• _Dataset extract_:
=======

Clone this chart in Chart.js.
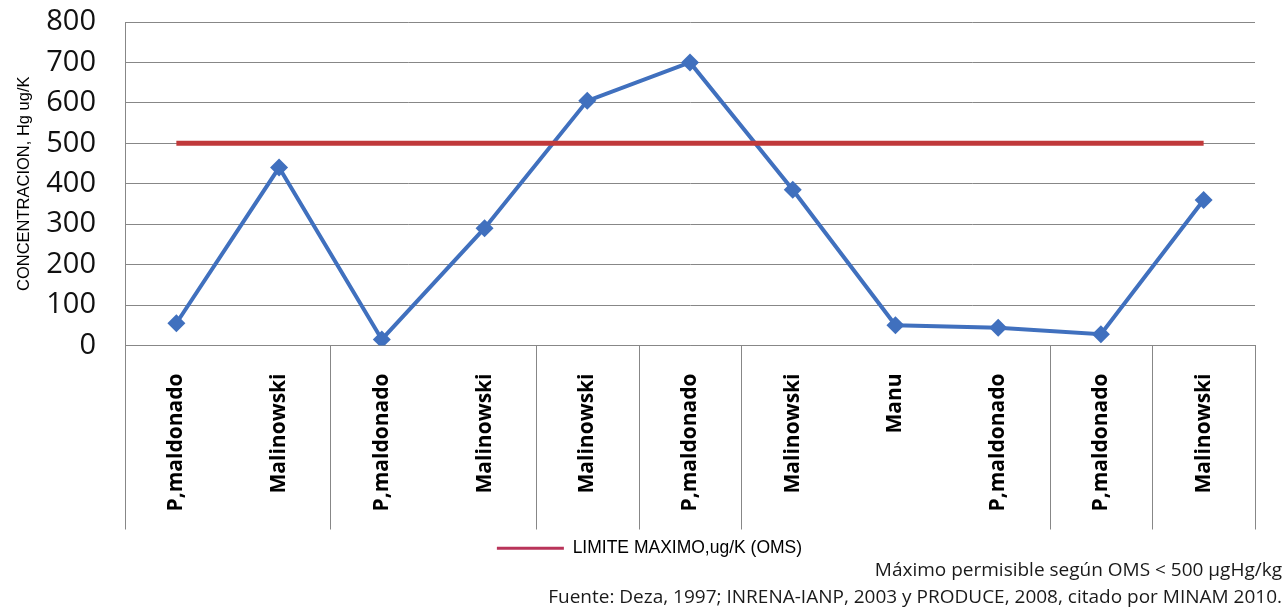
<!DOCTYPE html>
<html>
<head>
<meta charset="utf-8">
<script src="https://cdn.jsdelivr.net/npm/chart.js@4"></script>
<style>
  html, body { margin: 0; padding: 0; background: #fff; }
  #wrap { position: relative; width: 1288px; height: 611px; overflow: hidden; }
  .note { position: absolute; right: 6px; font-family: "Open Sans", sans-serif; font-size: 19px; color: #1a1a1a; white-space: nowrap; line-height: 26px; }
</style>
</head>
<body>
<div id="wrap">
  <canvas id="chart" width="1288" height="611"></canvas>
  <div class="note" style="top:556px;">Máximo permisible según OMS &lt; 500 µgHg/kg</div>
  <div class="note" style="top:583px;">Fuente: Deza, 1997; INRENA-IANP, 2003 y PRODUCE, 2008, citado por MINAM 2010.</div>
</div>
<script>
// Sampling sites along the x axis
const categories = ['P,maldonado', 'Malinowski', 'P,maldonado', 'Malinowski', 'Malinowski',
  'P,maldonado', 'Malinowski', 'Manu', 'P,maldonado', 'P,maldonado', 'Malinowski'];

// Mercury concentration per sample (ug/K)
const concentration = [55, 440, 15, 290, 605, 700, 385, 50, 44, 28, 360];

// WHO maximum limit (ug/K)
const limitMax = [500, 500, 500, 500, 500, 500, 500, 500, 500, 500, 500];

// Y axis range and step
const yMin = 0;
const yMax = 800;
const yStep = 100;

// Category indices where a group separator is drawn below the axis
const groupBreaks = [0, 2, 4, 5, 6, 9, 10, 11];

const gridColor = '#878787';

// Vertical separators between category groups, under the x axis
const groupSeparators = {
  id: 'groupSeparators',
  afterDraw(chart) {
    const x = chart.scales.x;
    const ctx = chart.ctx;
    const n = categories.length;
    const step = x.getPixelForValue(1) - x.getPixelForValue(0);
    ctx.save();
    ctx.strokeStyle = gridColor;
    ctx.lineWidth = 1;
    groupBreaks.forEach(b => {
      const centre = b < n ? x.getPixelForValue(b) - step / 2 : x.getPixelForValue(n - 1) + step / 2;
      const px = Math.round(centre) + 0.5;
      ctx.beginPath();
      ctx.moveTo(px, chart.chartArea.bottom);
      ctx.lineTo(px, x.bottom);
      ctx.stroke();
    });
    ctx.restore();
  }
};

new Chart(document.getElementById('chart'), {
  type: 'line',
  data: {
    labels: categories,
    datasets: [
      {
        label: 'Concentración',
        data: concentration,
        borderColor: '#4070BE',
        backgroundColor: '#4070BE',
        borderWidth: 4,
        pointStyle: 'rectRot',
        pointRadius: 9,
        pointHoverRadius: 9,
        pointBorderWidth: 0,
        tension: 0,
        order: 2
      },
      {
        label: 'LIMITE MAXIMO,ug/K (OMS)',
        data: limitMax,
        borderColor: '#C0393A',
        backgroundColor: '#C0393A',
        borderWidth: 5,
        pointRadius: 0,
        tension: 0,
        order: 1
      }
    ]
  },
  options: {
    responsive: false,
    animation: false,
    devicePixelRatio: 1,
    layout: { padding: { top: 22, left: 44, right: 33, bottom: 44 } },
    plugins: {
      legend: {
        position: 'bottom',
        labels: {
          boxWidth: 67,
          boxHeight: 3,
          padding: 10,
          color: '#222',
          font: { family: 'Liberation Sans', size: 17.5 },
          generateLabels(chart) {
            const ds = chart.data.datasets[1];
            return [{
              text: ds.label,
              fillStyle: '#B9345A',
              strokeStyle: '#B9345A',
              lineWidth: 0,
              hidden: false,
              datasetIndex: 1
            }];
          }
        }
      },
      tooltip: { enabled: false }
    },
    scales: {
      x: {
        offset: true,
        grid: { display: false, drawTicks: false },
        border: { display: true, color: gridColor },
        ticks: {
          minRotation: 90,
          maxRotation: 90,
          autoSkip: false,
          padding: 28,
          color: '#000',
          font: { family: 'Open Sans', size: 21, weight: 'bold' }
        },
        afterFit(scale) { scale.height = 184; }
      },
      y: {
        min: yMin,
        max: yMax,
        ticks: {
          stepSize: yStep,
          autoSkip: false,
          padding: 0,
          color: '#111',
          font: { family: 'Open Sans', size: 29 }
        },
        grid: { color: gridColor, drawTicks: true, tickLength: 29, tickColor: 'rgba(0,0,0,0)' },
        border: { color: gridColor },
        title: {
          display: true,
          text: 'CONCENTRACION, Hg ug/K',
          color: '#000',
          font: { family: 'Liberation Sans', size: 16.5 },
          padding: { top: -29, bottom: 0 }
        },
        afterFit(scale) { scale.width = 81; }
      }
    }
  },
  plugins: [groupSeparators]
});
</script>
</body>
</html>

=======

• _Do this_: From the material above, copy everything exactly but the pictures.

• _Solution to the problem_:
Clone this chart in Chart.js.
<!DOCTYPE html>
<html>
<head>
<meta charset="utf-8">
<script src="https://cdn.jsdelivr.net/npm/chart.js@4"></script>
<style>
  html, body { margin: 0; padding: 0; background: #fff; }
  #wrap { position: relative; width: 1288px; height: 611px; overflow: hidden; }
  .note { position: absolute; right: 6px; font-family: "Open Sans", sans-serif; font-size: 19px; color: #1a1a1a; white-space: nowrap; line-height: 26px; }
</style>
</head>
<body>
<div id="wrap">
  <canvas id="chart" width="1288" height="611"></canvas>
  <div class="note" style="top:556px;">Máximo permisible según OMS &lt; 500 µgHg/kg</div>
  <div class="note" style="top:583px;">Fuente: Deza, 1997; INRENA-IANP, 2003 y PRODUCE, 2008, citado por MINAM 2010.</div>
</div>
<script>
// Sampling sites along the x axis
const categories = ['P,maldonado', 'Malinowski', 'P,maldonado', 'Malinowski', 'Malinowski',
  'P,maldonado', 'Malinowski', 'Manu', 'P,maldonado', 'P,maldonado', 'Malinowski'];

// Mercury concentration per sample (ug/K)
const concentration = [55, 440, 15, 290, 605, 700, 385, 50, 44, 28, 360];

// WHO maximum limit (ug/K)
const limitMax = [500, 500, 500, 500, 500, 500, 500, 500, 500, 500, 500];

// Y axis range and step
const yMin = 0;
const yMax = 800;
const yStep = 100;

// Category indices where a group separator is drawn below the axis
const groupBreaks = [0, 2, 4, 5, 6, 9, 10, 11];

const gridColor = '#878787';

// Vertical separators between category groups, under the x axis
const groupSeparators = {
  id: 'groupSeparators',
  afterDraw(chart) {
    const x = chart.scales.x;
    const ctx = chart.ctx;
    const n = categories.length;
    const step = x.getPixelForValue(1) - x.getPixelForValue(0);
    ctx.save();
    ctx.strokeStyle = gridColor;
    ctx.lineWidth = 1;
    groupBreaks.forEach(b => {
      const centre = b < n ? x.getPixelForValue(b) - step / 2 : x.getPixelForValue(n - 1) + step / 2;
      const px = Math.round(centre) + 0.5;
      ctx.beginPath();
      ctx.moveTo(px, chart.chartArea.bottom);
      ctx.lineTo(px, x.bottom);
      ctx.stroke();
    });
    ctx.restore();
  }
};

new Chart(document.getElementById('chart'), {
  type: 'line',
  data: {
    labels: categories,
    datasets: [
      {
        label: 'Concentración',
        data: concentration,
        borderColor: '#4070BE',
        backgroundColor: '#4070BE',
        borderWidth: 4,
        pointStyle: 'rectRot',
        pointRadius: 9,
        pointHoverRadius: 9,
        pointBorderWidth: 0,
        tension: 0,
        order: 2
      },
      {
        label: 'LIMITE MAXIMO,ug/K (OMS)',
        data: limitMax,
        borderColor: '#C0393A',
        backgroundColor: '#C0393A',
        borderWidth: 5,
        pointRadius: 0,
        tension: 0,
        order: 1
      }
    ]
  },
  options: {
    responsive: false,
    animation: false,
    devicePixelRatio: 1,
    layout: { padding: { top: 22, left: 44, right: 33, bottom: 44 } },
    plugins: {
      legend: {
        position: 'bottom',
        labels: {
          boxWidth: 67,
          boxHeight: 3,
          padding: 10,
          color: '#222',
          font: { family: 'Liberation Sans', size: 17.5 },
          generateLabels(chart) {
            const ds = chart.data.datasets[1];
            return [{
              text: ds.label,
              fillStyle: '#B9345A',
              strokeStyle: '#B9345A',
              lineWidth: 0,
              hidden: false,
              datasetIndex: 1
            }];
          }
        }
      },
      tooltip: { enabled: false }
    },
    scales: {
      x: {
        offset: true,
        grid: { display: false, drawTicks: false },
        border: { display: true, color: gridColor },
        ticks: {
          minRotation: 90,
          maxRotation: 90,
          autoSkip: false,
          padding: 28,
          color: '#000',
          font: { family: 'Open Sans', size: 21, weight: 'bold' }
        },
        afterFit(scale) { scale.height = 184; }
      },
      y: {
        min: yMin,
        max: yMax,
        ticks: {
          stepSize: yStep,
          autoSkip: false,
          padding: 0,
          color: '#111',
          font: { family: 'Open Sans', size: 29 }
        },
        grid: { color: gridColor, drawTicks: true, tickLength: 29, tickColor: 'rgba(0,0,0,0)' },
        border: { color: gridColor },
        title: {
          display: true,
          text: 'CONCENTRACION, Hg ug/K',
          color: '#000',
          font: { family: 'Liberation Sans', size: 16.5 },
          padding: { top: -29, bottom: 0 }
        },
        afterFit(scale) { scale.width = 81; }
      }
    }
  },
  plugins: [groupSeparators]
});
</script>
</body>
</html>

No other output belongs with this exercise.